*Requirement:*
Copy every line that contains the string "LaTeX" from the entries below.

*Dataset:*

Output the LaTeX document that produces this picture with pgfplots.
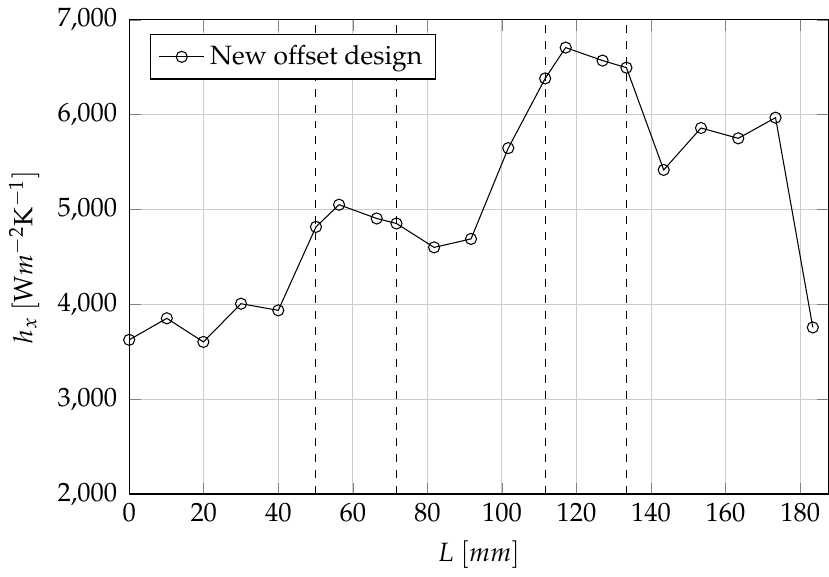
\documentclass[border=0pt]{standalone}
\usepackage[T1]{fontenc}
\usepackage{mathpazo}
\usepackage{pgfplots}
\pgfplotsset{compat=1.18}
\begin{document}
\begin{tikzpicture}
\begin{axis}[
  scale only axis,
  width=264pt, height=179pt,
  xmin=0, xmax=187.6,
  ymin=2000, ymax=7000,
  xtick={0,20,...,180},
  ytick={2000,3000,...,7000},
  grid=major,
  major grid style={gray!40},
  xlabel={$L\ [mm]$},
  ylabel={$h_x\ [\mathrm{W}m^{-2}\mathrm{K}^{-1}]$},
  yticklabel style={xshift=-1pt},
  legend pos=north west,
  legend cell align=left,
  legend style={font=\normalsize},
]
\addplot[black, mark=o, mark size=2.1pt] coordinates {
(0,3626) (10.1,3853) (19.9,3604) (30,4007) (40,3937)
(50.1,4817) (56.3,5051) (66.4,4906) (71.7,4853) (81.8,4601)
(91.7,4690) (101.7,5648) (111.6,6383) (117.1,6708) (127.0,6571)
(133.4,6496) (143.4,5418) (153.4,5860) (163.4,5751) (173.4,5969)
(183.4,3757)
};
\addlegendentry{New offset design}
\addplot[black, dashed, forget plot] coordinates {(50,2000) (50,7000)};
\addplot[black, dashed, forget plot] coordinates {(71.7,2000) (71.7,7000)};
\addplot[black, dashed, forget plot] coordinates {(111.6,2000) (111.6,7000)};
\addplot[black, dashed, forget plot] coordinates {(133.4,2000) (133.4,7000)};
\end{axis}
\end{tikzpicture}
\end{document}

* * *

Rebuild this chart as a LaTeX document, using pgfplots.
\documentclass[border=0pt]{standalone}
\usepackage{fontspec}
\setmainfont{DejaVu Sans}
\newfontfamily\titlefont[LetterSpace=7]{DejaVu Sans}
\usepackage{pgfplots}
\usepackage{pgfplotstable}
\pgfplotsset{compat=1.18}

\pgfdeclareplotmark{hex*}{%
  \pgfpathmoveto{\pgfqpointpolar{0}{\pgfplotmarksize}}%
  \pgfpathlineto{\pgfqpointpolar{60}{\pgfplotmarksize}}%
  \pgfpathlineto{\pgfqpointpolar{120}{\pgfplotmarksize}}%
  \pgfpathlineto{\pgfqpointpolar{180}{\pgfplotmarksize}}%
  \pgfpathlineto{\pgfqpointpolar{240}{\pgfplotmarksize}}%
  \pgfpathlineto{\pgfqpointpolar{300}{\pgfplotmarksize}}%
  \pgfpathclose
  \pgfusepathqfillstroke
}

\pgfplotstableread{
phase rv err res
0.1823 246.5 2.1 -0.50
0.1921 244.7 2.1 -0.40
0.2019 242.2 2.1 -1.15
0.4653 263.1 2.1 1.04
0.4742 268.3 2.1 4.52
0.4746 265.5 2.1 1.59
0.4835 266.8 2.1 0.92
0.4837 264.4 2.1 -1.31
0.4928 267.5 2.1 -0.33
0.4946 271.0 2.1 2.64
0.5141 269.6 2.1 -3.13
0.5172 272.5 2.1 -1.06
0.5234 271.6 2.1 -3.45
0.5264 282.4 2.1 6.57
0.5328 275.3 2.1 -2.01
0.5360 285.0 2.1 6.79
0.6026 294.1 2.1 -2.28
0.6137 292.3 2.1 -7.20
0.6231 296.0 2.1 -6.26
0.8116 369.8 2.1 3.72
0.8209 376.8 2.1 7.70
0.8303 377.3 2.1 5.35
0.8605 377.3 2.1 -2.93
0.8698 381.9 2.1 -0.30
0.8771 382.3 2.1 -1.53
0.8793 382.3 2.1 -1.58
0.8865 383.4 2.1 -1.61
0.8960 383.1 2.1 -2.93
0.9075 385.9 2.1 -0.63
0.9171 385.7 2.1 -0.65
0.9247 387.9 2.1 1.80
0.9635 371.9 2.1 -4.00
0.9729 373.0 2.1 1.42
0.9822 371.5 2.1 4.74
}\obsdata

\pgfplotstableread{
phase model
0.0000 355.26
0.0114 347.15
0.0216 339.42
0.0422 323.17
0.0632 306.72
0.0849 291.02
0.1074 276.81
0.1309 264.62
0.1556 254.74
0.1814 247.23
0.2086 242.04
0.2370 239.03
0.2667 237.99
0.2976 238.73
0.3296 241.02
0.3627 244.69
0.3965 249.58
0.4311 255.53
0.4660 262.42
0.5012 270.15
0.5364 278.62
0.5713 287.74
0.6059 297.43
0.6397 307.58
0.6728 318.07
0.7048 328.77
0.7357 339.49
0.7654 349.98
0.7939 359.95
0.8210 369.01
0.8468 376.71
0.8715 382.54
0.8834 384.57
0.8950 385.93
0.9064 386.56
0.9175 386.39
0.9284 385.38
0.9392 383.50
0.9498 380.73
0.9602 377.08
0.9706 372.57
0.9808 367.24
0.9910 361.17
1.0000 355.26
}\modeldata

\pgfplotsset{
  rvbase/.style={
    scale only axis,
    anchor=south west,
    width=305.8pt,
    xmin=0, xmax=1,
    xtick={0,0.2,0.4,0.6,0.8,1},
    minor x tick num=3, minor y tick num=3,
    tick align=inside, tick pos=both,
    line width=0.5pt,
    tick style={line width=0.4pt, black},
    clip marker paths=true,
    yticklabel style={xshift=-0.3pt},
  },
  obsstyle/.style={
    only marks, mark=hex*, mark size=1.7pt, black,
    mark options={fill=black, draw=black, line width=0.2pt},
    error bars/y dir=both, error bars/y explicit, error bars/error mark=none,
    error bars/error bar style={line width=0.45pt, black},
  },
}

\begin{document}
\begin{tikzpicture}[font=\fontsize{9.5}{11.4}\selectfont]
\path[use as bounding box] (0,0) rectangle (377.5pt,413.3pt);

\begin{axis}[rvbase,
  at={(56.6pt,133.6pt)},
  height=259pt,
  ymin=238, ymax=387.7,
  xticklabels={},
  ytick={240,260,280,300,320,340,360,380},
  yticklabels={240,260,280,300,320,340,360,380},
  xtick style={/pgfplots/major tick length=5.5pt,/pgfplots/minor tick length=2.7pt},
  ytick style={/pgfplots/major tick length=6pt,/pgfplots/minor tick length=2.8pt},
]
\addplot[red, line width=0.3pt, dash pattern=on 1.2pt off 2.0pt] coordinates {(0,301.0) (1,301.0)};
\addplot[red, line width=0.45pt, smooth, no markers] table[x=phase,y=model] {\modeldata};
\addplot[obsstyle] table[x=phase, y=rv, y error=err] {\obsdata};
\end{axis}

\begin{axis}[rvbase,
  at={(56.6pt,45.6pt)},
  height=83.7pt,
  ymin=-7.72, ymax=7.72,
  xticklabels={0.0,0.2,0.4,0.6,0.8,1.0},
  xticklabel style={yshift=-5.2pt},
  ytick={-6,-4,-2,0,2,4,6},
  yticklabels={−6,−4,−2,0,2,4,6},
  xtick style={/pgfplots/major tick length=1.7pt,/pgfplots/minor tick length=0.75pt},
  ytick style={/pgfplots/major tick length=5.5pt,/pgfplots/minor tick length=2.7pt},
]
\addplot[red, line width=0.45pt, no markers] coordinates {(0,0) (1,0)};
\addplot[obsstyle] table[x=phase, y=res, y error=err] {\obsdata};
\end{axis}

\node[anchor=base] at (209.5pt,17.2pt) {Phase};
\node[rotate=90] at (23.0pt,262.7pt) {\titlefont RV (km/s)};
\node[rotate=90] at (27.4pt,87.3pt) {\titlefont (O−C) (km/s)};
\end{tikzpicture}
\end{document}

*Reply to the exercise:*
Output the LaTeX document that produces this picture with pgfplots.
Rebuild this chart as a LaTeX document, using pgfplots.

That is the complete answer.